Led by navigator Jose Maria Narvaez, the seafarers of the Santa Saturnina were likely the first Europeans to behold the North Shore mountains, sailing near Ambleside Beach in the summer of 1791.

“Narvaez decided against entering the narrow passage . . .” Francis writes.

Spain dispatched another expedition the following summer. Again, they beheld the North Shore and headed back the way they came.

Francis also goes into detail on Sewell Moody and the Moodyville lumber operation that became “the single largest source of export revenue in the province.”

But Francis lets both losers and winners each have a crack at writing history.

In the case of the North Shore, the loser has at times been the environment, as Francis and a wide range of photos depict denuded forests.

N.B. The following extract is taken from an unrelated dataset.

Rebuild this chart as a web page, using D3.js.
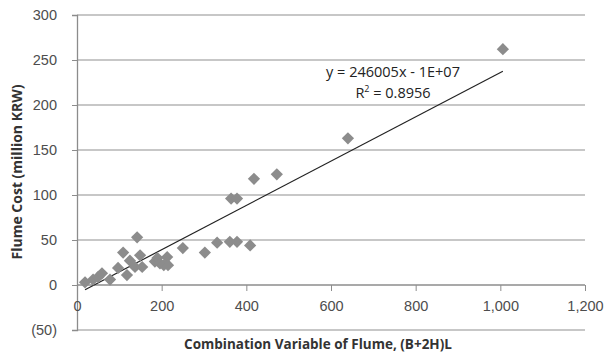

“Many kilometres of pristine wetlands were filled in and dredged up to make way for mills, cargo terminals, railway tracks, grain silos and chemical plants,” he writes. “The shoreline that exists today in no way resembles the natural shoreline once used by the First Nations to harvest shellfish and hunt waterfowl.”

While Francis is blunt about doing some of his work for “strictly monetary reasons,” he explains that his most important books are about interrogating history.

In Where Mountains Meet the Sea, Francis writes: “Famously, we are the people where two worlds coexist . . .”

Francis’ work, imaginative or not, is about making sense of both those worlds.

Francis is scheduled to receive the Pierre Berton award at Rideau Hall on Wednesday, Nov. 22.